Following the reference to Conrad’s “Heart of Darkness”, I soon read that, and I think that and Umberto Ecco’s “Foucault’s Pendulum” really whet my thirst for an exploration of degradation. Conrad’s closing sequence in the book is far more chilling than anything in Apocalypse Now, and yet helped me read the end of that movie in a different way than before I read it. The darkness of the movie did not end with the return.

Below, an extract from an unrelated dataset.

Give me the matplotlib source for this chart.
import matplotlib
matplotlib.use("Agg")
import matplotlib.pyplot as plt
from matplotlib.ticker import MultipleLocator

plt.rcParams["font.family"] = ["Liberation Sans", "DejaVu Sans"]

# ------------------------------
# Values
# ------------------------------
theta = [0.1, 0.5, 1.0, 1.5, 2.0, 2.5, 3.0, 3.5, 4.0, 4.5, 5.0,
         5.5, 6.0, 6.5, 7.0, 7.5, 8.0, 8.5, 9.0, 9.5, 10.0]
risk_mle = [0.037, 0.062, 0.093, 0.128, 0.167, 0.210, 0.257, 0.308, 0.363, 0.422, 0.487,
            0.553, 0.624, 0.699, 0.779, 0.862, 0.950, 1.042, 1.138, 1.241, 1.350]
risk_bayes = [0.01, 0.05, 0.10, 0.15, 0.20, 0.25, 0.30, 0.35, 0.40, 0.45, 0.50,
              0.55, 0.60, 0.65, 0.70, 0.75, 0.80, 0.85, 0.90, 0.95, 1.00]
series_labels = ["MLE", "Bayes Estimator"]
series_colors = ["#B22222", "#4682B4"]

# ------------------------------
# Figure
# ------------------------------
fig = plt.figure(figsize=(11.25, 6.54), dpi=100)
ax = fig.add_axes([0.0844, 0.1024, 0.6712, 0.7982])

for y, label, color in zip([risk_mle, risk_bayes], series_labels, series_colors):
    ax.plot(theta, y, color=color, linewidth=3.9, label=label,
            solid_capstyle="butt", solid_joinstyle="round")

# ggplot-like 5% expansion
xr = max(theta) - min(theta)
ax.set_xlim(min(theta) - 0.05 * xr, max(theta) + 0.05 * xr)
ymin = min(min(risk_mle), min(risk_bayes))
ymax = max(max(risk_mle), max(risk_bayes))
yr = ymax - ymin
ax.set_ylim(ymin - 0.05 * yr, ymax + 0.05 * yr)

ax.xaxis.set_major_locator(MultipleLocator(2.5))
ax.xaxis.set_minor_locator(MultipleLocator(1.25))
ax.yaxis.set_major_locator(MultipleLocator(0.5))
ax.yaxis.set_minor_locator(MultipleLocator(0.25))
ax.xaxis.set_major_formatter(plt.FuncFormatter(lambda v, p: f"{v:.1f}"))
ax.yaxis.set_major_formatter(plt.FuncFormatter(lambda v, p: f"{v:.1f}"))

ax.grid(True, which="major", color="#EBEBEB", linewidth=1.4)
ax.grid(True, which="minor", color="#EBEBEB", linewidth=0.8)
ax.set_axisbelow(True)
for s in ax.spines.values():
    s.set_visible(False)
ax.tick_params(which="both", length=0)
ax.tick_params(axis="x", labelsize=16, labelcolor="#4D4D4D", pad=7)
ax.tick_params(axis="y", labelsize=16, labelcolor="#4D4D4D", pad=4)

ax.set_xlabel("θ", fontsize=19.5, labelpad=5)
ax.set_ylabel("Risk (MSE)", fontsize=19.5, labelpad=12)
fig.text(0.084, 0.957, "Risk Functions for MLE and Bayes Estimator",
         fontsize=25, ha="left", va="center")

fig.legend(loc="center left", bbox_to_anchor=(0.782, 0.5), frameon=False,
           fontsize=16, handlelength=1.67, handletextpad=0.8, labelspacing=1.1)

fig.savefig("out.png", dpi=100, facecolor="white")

It was not really until I began to understand my own sexuality/gender issues that I could start to see the homoerotic elements of the Warhol movies I mentioned, or appreciate a movie like “Sebastian”. I suspect that acquiring a TV and the then new Channel 4, and reading a bit of Crowley, helped as much as therapy. It was a while before I could appreciate some of his earlier work. I did eventually come to appreciate what I think Warhol was trying to do, along with John Water’s rather detestable offerings; and the first time I watched Trainspotting I thought it was a comedy. These all seem to chart the degradation of the human soul quite exquisitely, just as had Kubrick’s “A Clockwork Orange”.

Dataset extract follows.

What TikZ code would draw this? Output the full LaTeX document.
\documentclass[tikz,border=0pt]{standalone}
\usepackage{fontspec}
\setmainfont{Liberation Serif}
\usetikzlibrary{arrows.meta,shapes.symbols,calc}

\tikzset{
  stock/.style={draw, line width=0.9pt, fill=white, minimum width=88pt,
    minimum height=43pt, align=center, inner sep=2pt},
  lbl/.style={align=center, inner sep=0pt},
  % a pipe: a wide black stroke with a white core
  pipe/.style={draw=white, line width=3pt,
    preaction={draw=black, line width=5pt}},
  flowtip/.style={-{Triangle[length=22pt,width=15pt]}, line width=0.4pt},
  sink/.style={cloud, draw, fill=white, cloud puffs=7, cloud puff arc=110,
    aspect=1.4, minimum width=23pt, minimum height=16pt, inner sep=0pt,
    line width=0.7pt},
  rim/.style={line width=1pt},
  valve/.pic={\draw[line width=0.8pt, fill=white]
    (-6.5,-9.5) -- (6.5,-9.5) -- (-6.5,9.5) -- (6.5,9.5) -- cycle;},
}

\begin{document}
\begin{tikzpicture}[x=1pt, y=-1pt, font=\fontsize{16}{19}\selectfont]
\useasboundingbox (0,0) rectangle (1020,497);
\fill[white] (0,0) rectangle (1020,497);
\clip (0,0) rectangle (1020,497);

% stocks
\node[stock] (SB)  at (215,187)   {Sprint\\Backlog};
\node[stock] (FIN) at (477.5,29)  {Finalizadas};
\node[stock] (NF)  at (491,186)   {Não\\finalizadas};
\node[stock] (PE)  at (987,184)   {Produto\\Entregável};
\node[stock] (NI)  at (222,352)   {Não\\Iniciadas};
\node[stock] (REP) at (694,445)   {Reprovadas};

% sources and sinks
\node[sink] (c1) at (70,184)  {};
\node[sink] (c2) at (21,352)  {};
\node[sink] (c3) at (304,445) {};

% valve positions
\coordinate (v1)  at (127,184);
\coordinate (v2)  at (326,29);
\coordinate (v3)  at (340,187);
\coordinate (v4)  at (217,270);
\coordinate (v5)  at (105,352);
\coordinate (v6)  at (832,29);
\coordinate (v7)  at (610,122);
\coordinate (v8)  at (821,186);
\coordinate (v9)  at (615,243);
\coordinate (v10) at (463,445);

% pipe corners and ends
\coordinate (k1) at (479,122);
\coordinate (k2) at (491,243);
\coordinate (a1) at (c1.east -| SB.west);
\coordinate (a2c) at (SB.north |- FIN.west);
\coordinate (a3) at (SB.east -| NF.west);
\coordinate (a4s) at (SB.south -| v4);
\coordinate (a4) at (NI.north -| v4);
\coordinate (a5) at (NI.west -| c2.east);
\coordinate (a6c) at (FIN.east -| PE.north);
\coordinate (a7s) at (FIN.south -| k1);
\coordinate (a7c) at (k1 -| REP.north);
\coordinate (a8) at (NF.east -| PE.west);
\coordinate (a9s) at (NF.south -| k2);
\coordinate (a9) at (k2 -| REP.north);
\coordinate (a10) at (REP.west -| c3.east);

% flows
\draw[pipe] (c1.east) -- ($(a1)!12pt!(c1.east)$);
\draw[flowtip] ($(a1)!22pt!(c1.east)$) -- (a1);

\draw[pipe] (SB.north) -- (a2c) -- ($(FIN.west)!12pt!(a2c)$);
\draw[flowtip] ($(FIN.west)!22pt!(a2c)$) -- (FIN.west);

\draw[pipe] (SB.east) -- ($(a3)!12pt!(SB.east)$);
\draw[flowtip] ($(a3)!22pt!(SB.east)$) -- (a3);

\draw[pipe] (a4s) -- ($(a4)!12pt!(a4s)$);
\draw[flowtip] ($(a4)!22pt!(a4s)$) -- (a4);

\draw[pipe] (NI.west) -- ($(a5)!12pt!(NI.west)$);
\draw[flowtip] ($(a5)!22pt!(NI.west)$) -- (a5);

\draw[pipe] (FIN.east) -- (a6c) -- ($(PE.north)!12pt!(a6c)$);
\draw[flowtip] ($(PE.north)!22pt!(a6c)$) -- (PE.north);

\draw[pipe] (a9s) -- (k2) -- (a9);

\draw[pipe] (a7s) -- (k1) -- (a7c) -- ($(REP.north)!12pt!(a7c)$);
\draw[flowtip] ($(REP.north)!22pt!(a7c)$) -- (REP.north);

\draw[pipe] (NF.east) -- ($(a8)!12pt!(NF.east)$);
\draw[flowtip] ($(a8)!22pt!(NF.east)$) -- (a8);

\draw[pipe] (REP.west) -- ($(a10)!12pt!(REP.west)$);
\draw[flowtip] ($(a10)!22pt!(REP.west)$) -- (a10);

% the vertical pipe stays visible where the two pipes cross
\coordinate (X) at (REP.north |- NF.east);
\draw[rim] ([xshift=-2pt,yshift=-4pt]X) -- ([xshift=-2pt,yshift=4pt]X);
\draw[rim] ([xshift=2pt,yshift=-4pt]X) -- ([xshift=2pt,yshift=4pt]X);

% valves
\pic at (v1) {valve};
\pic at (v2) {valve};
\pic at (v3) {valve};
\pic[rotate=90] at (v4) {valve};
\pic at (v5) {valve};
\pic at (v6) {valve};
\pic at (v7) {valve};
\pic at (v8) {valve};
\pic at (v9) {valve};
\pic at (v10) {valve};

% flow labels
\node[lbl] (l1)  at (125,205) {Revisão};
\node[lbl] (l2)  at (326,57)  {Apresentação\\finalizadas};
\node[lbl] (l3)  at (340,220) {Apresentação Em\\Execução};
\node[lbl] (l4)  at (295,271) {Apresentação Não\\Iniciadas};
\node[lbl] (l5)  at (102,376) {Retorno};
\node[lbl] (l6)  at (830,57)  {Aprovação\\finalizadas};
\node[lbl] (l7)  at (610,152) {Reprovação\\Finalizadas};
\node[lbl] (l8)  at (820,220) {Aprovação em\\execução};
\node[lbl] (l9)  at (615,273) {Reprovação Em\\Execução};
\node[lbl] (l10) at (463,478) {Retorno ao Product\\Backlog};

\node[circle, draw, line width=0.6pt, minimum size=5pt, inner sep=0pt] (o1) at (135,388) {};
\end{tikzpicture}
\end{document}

In watching these movies and reading these books, I tried to suspend judgement, not question whether an exercise that essentially amounts to crapping on somebody’s soul, is a good or bad thing. I’d see it more as a lens through which a different perspective on culture and society can be gained.
Sad to say, somehow it all makes more sense that way. We erect fantasies, religions and ideologies to protect ourselves from how jaded and corrupt the world is, and try to build ourselves allegorical gated communities behind which we can hide and feel comfort in our being somehow better than all that, in some way retaining our purity, as Christians, Muslims, Radical Feminists, True Transsexuals, Real Intersexes, Butch or Femme Lesbians, Macho Gay Guys, or simply Happy Heterosexual Families. The dysfunction is outside, not in our own homes. But, we construct all these safe identities to try and keep the shit from washing over us, as if we can somehow live in the midst of human corruption and degradation and ensure we can emerge untouched by it.
It may seem odd that as one who for so many years participated in and professed Christianity, should see the world this way. I can recall the moment when this perception first dawned upon me, and it was a visit to a Thai Monastery, where I was contemplating an image of a lotus. One of the monks explained to me why the lotus is such an important symbol in Buddhism, a symbol of the Buddha himself. It is seen as a flower of perfection, and yet it roots are immersed in detritus. For enlightenment to come, it has to grow out of the shit of this life. This was my epiphany. After that, I could only see Jesus as someone wading through all the crap that becomes accreted around humans, trying to cut through it, and drag a few souls out of the mire, redeeming something from the mess, a salvation firmly rooted in degradation.